What happened to the “paperless office?” The authors of “The Myth of the Paperless Office,” published on paper by MIT Press in 2003, found the use of e-mail increases paper consumption by 40 percent. Go figure. And typewriter ribbons were a lot cheaper than printer ink which – I did the math – can cost as much as $13,000 a gallon.
My first camera, a Kodak Brownie Hawkeye, was primitive and expensive to use with the cost of film, developing and flash bulbs. But it took good pictures and was easy to use. When you got back from vacation, you dropped your film at the store and picked up your prints a few days later. You didn’t have to connect the camera to a PC to transfer photos, use complicated software and worry about whether the printer is going to jam on you.
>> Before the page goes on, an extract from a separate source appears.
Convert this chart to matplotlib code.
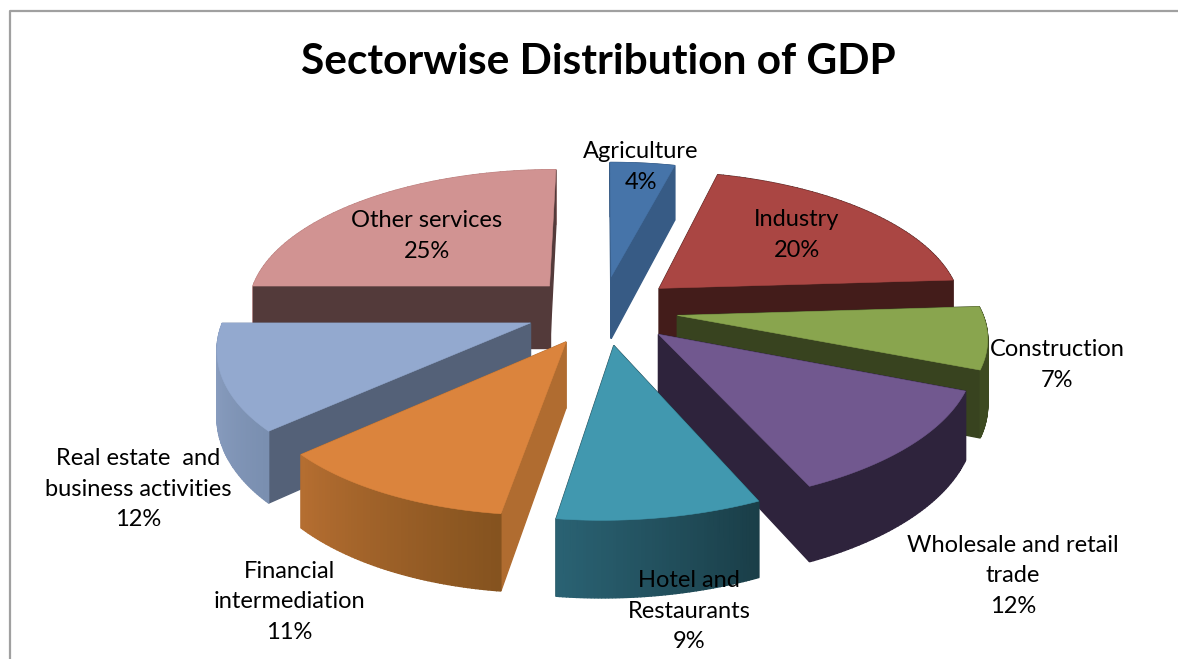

And if you went on a long vacation, you could always bring or buy lots of film.
Today if you fill up your camera’s memory card, you’re “out of film” until you can offload the pictures to a PC.
Video is also a bit more complicated. I still marvel at the films my dad took with his 8mm movie camera. They were expensive to process, and it was a major project when we would break out the projector, set up the screen, dim the lights and start the show. But at least he didn’t have to master Windows Movie Maker or iMovie. And somehow the experience felt more fulfilling than just watching a few minutes of video on a PC screen.
I could go on by comparing glorious albeit sometimes scratchy sound from vinyl records and large speakers to that of highly compressed MP3s coming out of tiny earbuds. But enough already – I’m starting to sound like a Luddite.
Besides, this column is due in a matter of minutes so it’s time to save my file, crank up my e-mail program and zap it to my editor via high-speed broadband. Or maybe I should get out that Smith Corona, type it up, drive it over there and have it typeset so they can burn it to a plate.
I guess progress isn’t so bad after all.